Problem statement: Restate all the material verbatim, except for the pictures.

Data block:
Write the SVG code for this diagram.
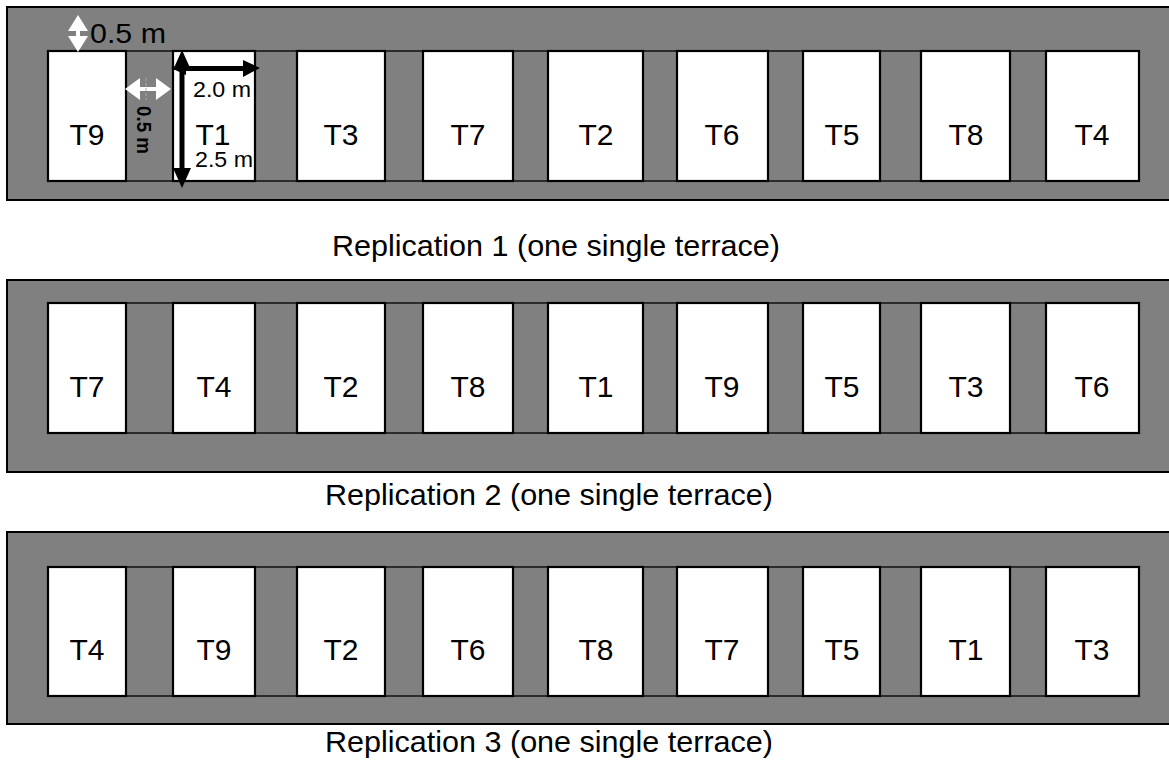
<svg xmlns="http://www.w3.org/2000/svg" width="1169" height="769" viewBox="0 0 1169 769">
<style>
.terrace{fill:#808080;stroke:#000;stroke-width:2}
.gap{fill:#808080;stroke:#111;stroke-width:1.5}
.plot{fill:#fff;stroke:#000;stroke-width:2.2}
.lab{font-family:"Liberation Sans",Arial,sans-serif;font-size:30px;fill:#000;text-anchor:middle}
.cap{font-family:"Liberation Sans",Arial,sans-serif;font-size:30px;fill:#000;text-anchor:middle}
.dim{font-family:"Liberation Sans",Arial,sans-serif;font-size:22px;fill:#000}
</style>
<rect width="1169" height="769" fill="#fff"/>
<!-- Replication 1 -->
<g id="rep1">
<rect class="terrace" x="7" y="7" width="1170" height="193"/>
<rect class="gap" x="126" y="51" width="47" height="130"/>
<rect class="gap" x="255" y="51" width="42" height="130"/>
<rect class="gap" x="385" y="51" width="38" height="130"/>
<rect class="gap" x="513" y="51" width="35" height="130"/>
<rect class="gap" x="643" y="51" width="34" height="130"/>
<rect class="gap" x="768" y="51" width="35" height="130"/>
<rect class="gap" x="880" y="51" width="41" height="130"/>
<rect class="gap" x="1010" y="51" width="36" height="130"/>
<g id="r1-T9"><rect class="plot" x="48" y="51" width="78" height="130"/><text class="lab" x="87" y="145">T9</text></g>
<g id="r1-T1"><rect class="plot" x="173" y="51" width="82" height="130"/><text class="lab" x="213" y="145">T1</text></g>
<g id="r1-T3"><rect class="plot" x="297" y="51" width="88" height="130"/><text class="lab" x="341" y="145">T3</text></g>
<g id="r1-T7"><rect class="plot" x="423" y="51" width="90" height="130"/><text class="lab" x="468" y="145">T7</text></g>
<g id="r1-T2"><rect class="plot" x="548" y="51" width="95" height="130"/><text class="lab" x="596" y="145">T2</text></g>
<g id="r1-T6"><rect class="plot" x="677" y="51" width="91" height="130"/><text class="lab" x="722" y="145">T6</text></g>
<g id="r1-T5"><rect class="plot" x="803" y="51" width="77" height="130"/><text class="lab" x="842" y="145">T5</text></g>
<g id="r1-T8"><rect class="plot" x="921" y="51" width="89" height="130"/><text class="lab" x="966" y="145">T8</text></g>
<g id="r1-T4"><rect class="plot" x="1046" y="51" width="93" height="130"/><text class="lab" x="1092" y="145">T4</text></g>
<text class="cap" x="556" y="256" textLength="448" lengthAdjust="spacingAndGlyphs">Replication 1 (one single terrace)</text>
</g>
<!-- Replication 2 -->
<g id="rep2">
<rect class="terrace" x="7" y="280" width="1170" height="192"/>
<rect class="gap" x="126" y="303" width="47" height="130"/>
<rect class="gap" x="255" y="303" width="42" height="130"/>
<rect class="gap" x="385" y="303" width="38" height="130"/>
<rect class="gap" x="513" y="303" width="35" height="130"/>
<rect class="gap" x="643" y="303" width="34" height="130"/>
<rect class="gap" x="768" y="303" width="35" height="130"/>
<rect class="gap" x="880" y="303" width="41" height="130"/>
<rect class="gap" x="1010" y="303" width="36" height="130"/>
<g id="r2-T7"><rect class="plot" x="48" y="303" width="78" height="130"/><text class="lab" x="87" y="397">T7</text></g>
<g id="r2-T4"><rect class="plot" x="173" y="303" width="82" height="130"/><text class="lab" x="214" y="397">T4</text></g>
<g id="r2-T2"><rect class="plot" x="297" y="303" width="88" height="130"/><text class="lab" x="341" y="397">T2</text></g>
<g id="r2-T8"><rect class="plot" x="423" y="303" width="90" height="130"/><text class="lab" x="468" y="397">T8</text></g>
<g id="r2-T1"><rect class="plot" x="548" y="303" width="95" height="130"/><text class="lab" x="596" y="397">T1</text></g>
<g id="r2-T9"><rect class="plot" x="677" y="303" width="91" height="130"/><text class="lab" x="722" y="397">T9</text></g>
<g id="r2-T5"><rect class="plot" x="803" y="303" width="77" height="130"/><text class="lab" x="842" y="397">T5</text></g>
<g id="r2-T3"><rect class="plot" x="921" y="303" width="89" height="130"/><text class="lab" x="966" y="397">T3</text></g>
<g id="r2-T6"><rect class="plot" x="1046" y="303" width="93" height="130"/><text class="lab" x="1092" y="397">T6</text></g>
<text class="cap" x="549" y="505" textLength="448" lengthAdjust="spacingAndGlyphs">Replication 2 (one single terrace)</text>
</g>
<!-- Replication 3 -->
<g id="rep3">
<rect class="terrace" x="7" y="532" width="1170" height="192"/>
<rect class="gap" x="126" y="567" width="47" height="129"/>
<rect class="gap" x="255" y="567" width="42" height="129"/>
<rect class="gap" x="385" y="567" width="38" height="129"/>
<rect class="gap" x="513" y="567" width="35" height="129"/>
<rect class="gap" x="643" y="567" width="34" height="129"/>
<rect class="gap" x="768" y="567" width="35" height="129"/>
<rect class="gap" x="880" y="567" width="41" height="129"/>
<rect class="gap" x="1010" y="567" width="36" height="129"/>
<g id="r3-T4"><rect class="plot" x="48" y="567" width="78" height="129"/><text class="lab" x="87" y="660">T4</text></g>
<g id="r3-T9"><rect class="plot" x="173" y="567" width="82" height="129"/><text class="lab" x="214" y="660">T9</text></g>
<g id="r3-T2"><rect class="plot" x="297" y="567" width="88" height="129"/><text class="lab" x="341" y="660">T2</text></g>
<g id="r3-T6"><rect class="plot" x="423" y="567" width="90" height="129"/><text class="lab" x="468" y="660">T6</text></g>
<g id="r3-T8"><rect class="plot" x="548" y="567" width="95" height="129"/><text class="lab" x="596" y="660">T8</text></g>
<g id="r3-T7"><rect class="plot" x="677" y="567" width="91" height="129"/><text class="lab" x="722" y="660">T7</text></g>
<g id="r3-T5"><rect class="plot" x="803" y="567" width="77" height="129"/><text class="lab" x="842" y="660">T5</text></g>
<g id="r3-T1"><rect class="plot" x="921" y="567" width="89" height="129"/><text class="lab" x="966" y="660">T1</text></g>
<g id="r3-T3"><rect class="plot" x="1046" y="567" width="93" height="129"/><text class="lab" x="1092" y="660">T3</text></g>
<text class="cap" x="549" y="752" textLength="448" lengthAdjust="spacingAndGlyphs">Replication 3 (one single terrace)</text>
</g>
<!-- dimension connectors -->
<g id="connectors">
<path fill="#fff" d="M78,15 L88,31 L80,31 L80,36 L88,36 L78,52 L68,36 L76,36 L76,31 L68,31 Z"/>
<path fill="#fff" d="M125,89 L140,78 L140,87 L156,87 L156,78 L171,89 L156,100 L156,91 L140,91 L140,100 Z"/>
<line x1="146" y1="78" x2="146" y2="100" stroke="#aaa" stroke-width="1" stroke-dasharray="3,2"/>
<path fill="#000" d="M171,68 L186,61 L186,66 L243,66 L243,60 L260,68 L243,77 L243,71 L186,71 L186,75 Z"/>
<path fill="#000" d="M182,50 L191,70 L184.5,70 L184.5,168 L191,168 L182,188 L173,168 L179.5,168 L179.5,70 L173,70 Z"/>
</g>
<g id="dim-labels">
<text class="dim" x="90" y="43" style="font-size:27px" textLength="76" lengthAdjust="spacingAndGlyphs">0.5 m</text>
<text class="dim" x="193" y="97" textLength="58" lengthAdjust="spacingAndGlyphs">2.0 m</text>
<text class="dim" x="195" y="167" textLength="58" lengthAdjust="spacingAndGlyphs">2.5 m</text>
<text class="dim" transform="translate(137,130) rotate(90)" style="font-size:20px;font-weight:bold;text-anchor:middle" textLength="48" lengthAdjust="spacingAndGlyphs">0.5 m</text>
</g>
</svg>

Solution to this exercise:
Write the SVG code for this diagram.
<svg xmlns="http://www.w3.org/2000/svg" width="1169" height="769" viewBox="0 0 1169 769">
<style>
.terrace{fill:#808080;stroke:#000;stroke-width:2}
.gap{fill:#808080;stroke:#111;stroke-width:1.5}
.plot{fill:#fff;stroke:#000;stroke-width:2.2}
.lab{font-family:"Liberation Sans",Arial,sans-serif;font-size:30px;fill:#000;text-anchor:middle}
.cap{font-family:"Liberation Sans",Arial,sans-serif;font-size:30px;fill:#000;text-anchor:middle}
.dim{font-family:"Liberation Sans",Arial,sans-serif;font-size:22px;fill:#000}
</style>
<rect width="1169" height="769" fill="#fff"/>
<!-- Replication 1 -->
<g id="rep1">
<rect class="terrace" x="7" y="7" width="1170" height="193"/>
<rect class="gap" x="126" y="51" width="47" height="130"/>
<rect class="gap" x="255" y="51" width="42" height="130"/>
<rect class="gap" x="385" y="51" width="38" height="130"/>
<rect class="gap" x="513" y="51" width="35" height="130"/>
<rect class="gap" x="643" y="51" width="34" height="130"/>
<rect class="gap" x="768" y="51" width="35" height="130"/>
<rect class="gap" x="880" y="51" width="41" height="130"/>
<rect class="gap" x="1010" y="51" width="36" height="130"/>
<g id="r1-T9"><rect class="plot" x="48" y="51" width="78" height="130"/><text class="lab" x="87" y="145">T9</text></g>
<g id="r1-T1"><rect class="plot" x="173" y="51" width="82" height="130"/><text class="lab" x="213" y="145">T1</text></g>
<g id="r1-T3"><rect class="plot" x="297" y="51" width="88" height="130"/><text class="lab" x="341" y="145">T3</text></g>
<g id="r1-T7"><rect class="plot" x="423" y="51" width="90" height="130"/><text class="lab" x="468" y="145">T7</text></g>
<g id="r1-T2"><rect class="plot" x="548" y="51" width="95" height="130"/><text class="lab" x="596" y="145">T2</text></g>
<g id="r1-T6"><rect class="plot" x="677" y="51" width="91" height="130"/><text class="lab" x="722" y="145">T6</text></g>
<g id="r1-T5"><rect class="plot" x="803" y="51" width="77" height="130"/><text class="lab" x="842" y="145">T5</text></g>
<g id="r1-T8"><rect class="plot" x="921" y="51" width="89" height="130"/><text class="lab" x="966" y="145">T8</text></g>
<g id="r1-T4"><rect class="plot" x="1046" y="51" width="93" height="130"/><text class="lab" x="1092" y="145">T4</text></g>
<text class="cap" x="556" y="256" textLength="448" lengthAdjust="spacingAndGlyphs">Replication 1 (one single terrace)</text>
</g>
<!-- Replication 2 -->
<g id="rep2">
<rect class="terrace" x="7" y="280" width="1170" height="192"/>
<rect class="gap" x="126" y="303" width="47" height="130"/>
<rect class="gap" x="255" y="303" width="42" height="130"/>
<rect class="gap" x="385" y="303" width="38" height="130"/>
<rect class="gap" x="513" y="303" width="35" height="130"/>
<rect class="gap" x="643" y="303" width="34" height="130"/>
<rect class="gap" x="768" y="303" width="35" height="130"/>
<rect class="gap" x="880" y="303" width="41" height="130"/>
<rect class="gap" x="1010" y="303" width="36" height="130"/>
<g id="r2-T7"><rect class="plot" x="48" y="303" width="78" height="130"/><text class="lab" x="87" y="397">T7</text></g>
<g id="r2-T4"><rect class="plot" x="173" y="303" width="82" height="130"/><text class="lab" x="214" y="397">T4</text></g>
<g id="r2-T2"><rect class="plot" x="297" y="303" width="88" height="130"/><text class="lab" x="341" y="397">T2</text></g>
<g id="r2-T8"><rect class="plot" x="423" y="303" width="90" height="130"/><text class="lab" x="468" y="397">T8</text></g>
<g id="r2-T1"><rect class="plot" x="548" y="303" width="95" height="130"/><text class="lab" x="596" y="397">T1</text></g>
<g id="r2-T9"><rect class="plot" x="677" y="303" width="91" height="130"/><text class="lab" x="722" y="397">T9</text></g>
<g id="r2-T5"><rect class="plot" x="803" y="303" width="77" height="130"/><text class="lab" x="842" y="397">T5</text></g>
<g id="r2-T3"><rect class="plot" x="921" y="303" width="89" height="130"/><text class="lab" x="966" y="397">T3</text></g>
<g id="r2-T6"><rect class="plot" x="1046" y="303" width="93" height="130"/><text class="lab" x="1092" y="397">T6</text></g>
<text class="cap" x="549" y="505" textLength="448" lengthAdjust="spacingAndGlyphs">Replication 2 (one single terrace)</text>
</g>
<!-- Replication 3 -->
<g id="rep3">
<rect class="terrace" x="7" y="532" width="1170" height="192"/>
<rect class="gap" x="126" y="567" width="47" height="129"/>
<rect class="gap" x="255" y="567" width="42" height="129"/>
<rect class="gap" x="385" y="567" width="38" height="129"/>
<rect class="gap" x="513" y="567" width="35" height="129"/>
<rect class="gap" x="643" y="567" width="34" height="129"/>
<rect class="gap" x="768" y="567" width="35" height="129"/>
<rect class="gap" x="880" y="567" width="41" height="129"/>
<rect class="gap" x="1010" y="567" width="36" height="129"/>
<g id="r3-T4"><rect class="plot" x="48" y="567" width="78" height="129"/><text class="lab" x="87" y="660">T4</text></g>
<g id="r3-T9"><rect class="plot" x="173" y="567" width="82" height="129"/><text class="lab" x="214" y="660">T9</text></g>
<g id="r3-T2"><rect class="plot" x="297" y="567" width="88" height="129"/><text class="lab" x="341" y="660">T2</text></g>
<g id="r3-T6"><rect class="plot" x="423" y="567" width="90" height="129"/><text class="lab" x="468" y="660">T6</text></g>
<g id="r3-T8"><rect class="plot" x="548" y="567" width="95" height="129"/><text class="lab" x="596" y="660">T8</text></g>
<g id="r3-T7"><rect class="plot" x="677" y="567" width="91" height="129"/><text class="lab" x="722" y="660">T7</text></g>
<g id="r3-T5"><rect class="plot" x="803" y="567" width="77" height="129"/><text class="lab" x="842" y="660">T5</text></g>
<g id="r3-T1"><rect class="plot" x="921" y="567" width="89" height="129"/><text class="lab" x="966" y="660">T1</text></g>
<g id="r3-T3"><rect class="plot" x="1046" y="567" width="93" height="129"/><text class="lab" x="1092" y="660">T3</text></g>
<text class="cap" x="549" y="752" textLength="448" lengthAdjust="spacingAndGlyphs">Replication 3 (one single terrace)</text>
</g>
<!-- dimension connectors -->
<g id="connectors">
<path fill="#fff" d="M78,15 L88,31 L80,31 L80,36 L88,36 L78,52 L68,36 L76,36 L76,31 L68,31 Z"/>
<path fill="#fff" d="M125,89 L140,78 L140,87 L156,87 L156,78 L171,89 L156,100 L156,91 L140,91 L140,100 Z"/>
<line x1="146" y1="78" x2="146" y2="100" stroke="#aaa" stroke-width="1" stroke-dasharray="3,2"/>
<path fill="#000" d="M171,68 L186,61 L186,66 L243,66 L243,60 L260,68 L243,77 L243,71 L186,71 L186,75 Z"/>
<path fill="#000" d="M182,50 L191,70 L184.5,70 L184.5,168 L191,168 L182,188 L173,168 L179.5,168 L179.5,70 L173,70 Z"/>
</g>
<g id="dim-labels">
<text class="dim" x="90" y="43" style="font-size:27px" textLength="76" lengthAdjust="spacingAndGlyphs">0.5 m</text>
<text class="dim" x="193" y="97" textLength="58" lengthAdjust="spacingAndGlyphs">2.0 m</text>
<text class="dim" x="195" y="167" textLength="58" lengthAdjust="spacingAndGlyphs">2.5 m</text>
<text class="dim" transform="translate(137,130) rotate(90)" style="font-size:20px;font-weight:bold;text-anchor:middle" textLength="48" lengthAdjust="spacingAndGlyphs">0.5 m</text>
</g>
</svg>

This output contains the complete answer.